Amazon writes to me, “Failure to comply with our policies may result in your account being banned from taking part in Community features.” To which I ask, again, what policies have I failed to comply with? This is the question people asked in 15th-century Spain when the Inquisitor told them they were going to be burned at the stake. And like Amazon, the Inquisitor was under no obligation to give a reason. Heresy, violating canon law, was as broadly and weakly defined as Amazon’s purported accusations of violating its “guidelines or Conditions of Use” with the same type of punishment: banishment from the “community.” At least they can’t chop off my head or burn me at the stake for my unsupported offenses.

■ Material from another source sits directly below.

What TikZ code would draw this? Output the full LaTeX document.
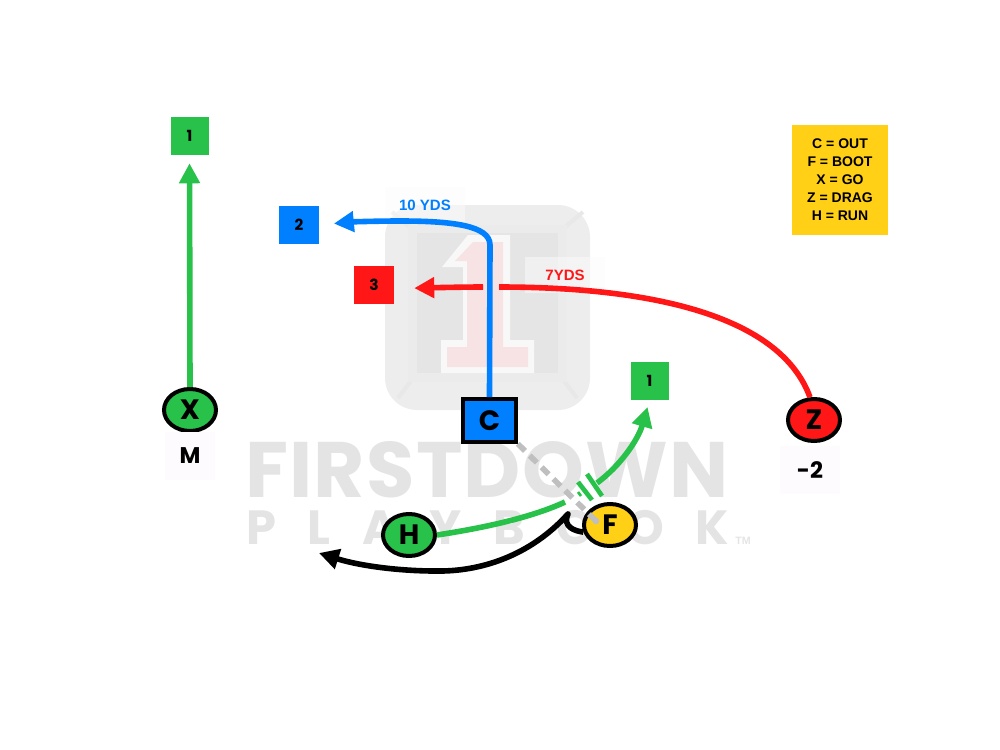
\documentclass[tikz,border=0pt]{standalone}
\usepackage{fontspec}
\usepackage{xcolor}
\usetikzlibrary{shapes.geometric,arrows.meta}
\setmainfont{Liberation Sans}
\newfontfamily\playfont{Poppins}[BoldFont=* Bold]
\newfontfamily\wordfont{Poppins}[BoldFont=* Bold,LetterSpace=1.6]
\newfontfamily\markfont{Poppins}[BoldFont=* Bold,LetterSpace=66]
\definecolor{routegreen}{HTML}{28C24A}
\definecolor{routeblue}{HTML}{0080FF}
\definecolor{routered}{HTML}{FF1616}
\definecolor{tagyellow}{HTML}{FFD016}
\definecolor{markgray}{HTML}{E4E4E4}
\definecolor{tagwhite}{HTML}{FDFBFD}
\definecolor{logored}{HTML}{F7E3E3}
\definecolor{logowhite}{HTML}{F9F8F8}
\tikzset{
    player/.style={draw=black, line width=3pt, ellipse, minimum width=39pt, minimum height=31.5pt, inner sep=0pt,
        font=\playfont\bfseries\fontsize{21}{21}\selectfont},
    target/.style={minimum width=28.5pt, minimum height=28.5pt, inner sep=0pt,
        font=\playfont\bfseries\fontsize{11.5}{11.5}\selectfont},
    route/.style={line width=4.2pt},
    yards/.style={fill=tagwhite, fill opacity=0.5, text opacity=1, minimum width=60pt, minimum height=27pt, inner sep=0pt,
        font=\bfseries\fontsize{11.25}{11.25}\selectfont},
    tag/.style={fill=tagwhite, minimum width=37pt, minimum height=36pt, inner sep=0pt,
        font=\playfont\bfseries\fontsize{17}{17}\selectfont}
}
\begin{document}
\begin{tikzpicture}[x=0.75pt, y=-0.75pt, >={Triangle[length=15pt,width=15pt]}]
\useasboundingbox (0,0) rectangle (1000,750);
\fill[black!7, rounded corners=24pt] (385,205) rectangle (590,410);
\draw[black!9, line width=3pt] (392,212) -- (417,233) (583,212) -- (558,233) (398,398) -- (417,373) (577,398) -- (558,373);
\fill[black!8] (408,225) rectangle (567,382);
\fill[black!10] (417,233) rectangle (558,373);
\fill[logowhite] (468,235) -- (510,235) -- (510,340) -- (534,340) -- (534,373) -- (441,373) -- (441,340) -- (463,340) -- (463,267) -- (442,267) -- cycle;
\fill[logored] (473,242) -- (503,242) -- (503,347) -- (528,347) -- (528,367) -- (447,367) -- (447,347) -- (467,347) -- (467,261) -- (455,261) -- cycle;
\node[anchor=west, inner sep=0pt, text=markgray, font=\wordfont\bfseries\fontsize{59}{59}\selectfont] (wordmark) at (245,470) {FIRSTDOWN};
\node[anchor=west, inner sep=0pt, text=markgray, font=\markfont\bfseries\fontsize{36}{36}\selectfont] (subword) at (246,528) {PLAYBOOK};
\node[inner sep=0pt, text=markgray, font=\bfseries\fontsize{8}{8}\selectfont] (tmark) at (743,541) {TM};
\node[target, fill=routegreen] (xTarget) at (189.5,136) {1};
\node[target, fill=routeblue, minimum width=30pt] (cTarget) at (299,225) {2};
\node[target, fill=routered, minimum width=30pt] (zTarget) at (374,285) {3};
\node[target, fill=routegreen] (fTarget) at (649.5,381) {1};
\node[player, fill=routegreen] (X) at (190,410) {X};
\node[player, fill=routered] (Z) at (814,420) {Z};
\node[player, fill=routegreen] (H) at (409,535) {H};
\node[player, fill=tagyellow] (F) at (610,525) {F};
\node[draw=black, line width=3pt, fill=routeblue, minimum width=39.5pt, minimum height=32pt, inner sep=0pt,
    font=\playfont\bfseries\fontsize{21}{21}\selectfont] (C) at (489.5,420.5) {C};
\node[tag] (xTag) at (190,456) {M};
\node[tag, minimum width=45pt] (zTag) at (810,470) {-2};
\node[yards, text=routeblue] (cYards) at (425,205) {10 YDS};
\node[yards, text=routered] (zYards) at (565,275) {7YDS};
\node[fill=tagyellow, minimum width=72pt, minimum height=82.5pt, inner sep=0pt, align=center,
    font=\bfseries\fontsize{10.5}{13.5}\selectfont] (legend) at (840,180)
    {C = OUT\\F = BOOT\\X = GO\\Z = DRAG\\H = RUN};
\coordinate (gapRight) at (499,287);
\coordinate (gapLeft) at (483,287);
\coordinate (handoffLeft) at (565,502);
\coordinate (handoffRight) at (597,483);
\coordinate (motionEnd) at (596,521);
\coordinate (cusp) at (568,514);
\coordinate (runEnd) at (319,553);
\draw[->, route, routegreen, shorten >=6pt] (X.north) -- (xTarget.south);
\draw[->, route, routeblue, shorten >=11pt] (C.north) -- (490,245) .. controls (490,225) and (450,221) .. (400,221) .. controls (375,221) and (350,222) .. (cTarget.east);
\draw[route, routered] (Z.100) .. controls (780,315) and (650,287) .. (gapRight);
\draw[->, route, routered, shorten >=15pt] (gapLeft) .. controls (460,287) and (420,288) .. (zTarget.-10);
\draw[route, routegreen] (H.east) .. controls (490,527) and (535,516) .. (handoffLeft);
\draw[->, route, routegreen, shorten >=5.25pt] (handoffRight) .. controls (620,466) and (638,440) .. (fTarget.south);
\draw[routegreen, line width=3.5pt] (578,482) -- (592,500) (587,474) -- (602,496);
\draw[routegreen, line width=2pt] (578,492) -- (581,496);
\draw[route, black!25, dash pattern=on 7.5pt off 5pt] (C.south east) -- (motionEnd);
\fill[black!25] (motionEnd) circle (2.5pt);
\draw[->, route, black, line join=round] (F.195) .. controls (575,531) and (562,527) .. (cusp) .. controls (530,556) and (480,572) .. (435,571) .. controls (400,571) and (360,566) .. (runEnd);
\end{tikzpicture}
\end{document}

The difference for me is that I really don’t care what “community policies” I didn’t comply with. I hate policy, because it means the human factors have been excised from decision-making. Moreover, I refuse to kiss Amazon’s feet and beg its forgiveness so that I may be allowed to lend my cheery voice to encouraging people to buy their stuff. (I think that’s called marketing.) I do enjoy sharing my perceptions and opinions about things I buy, but I categorically refuse to be told I must conform to Amazon’s rules for doing so. I really don’t care if I’m banned from writing reviews, for there are several other places – and subjects – I blog about which aren’t sales advocacy and are much more suitable to my intellectual, emotional and moral purposes.
So Amazon, for my part, you can stuff your threats. I choose not to live in fear of offending you. And take me very seriously when I say I really don’t give a rat’s ass about your “community policies.” Watch as my middle finger rises to you and your policies in my own personal Sieg Heil, Amazon salute.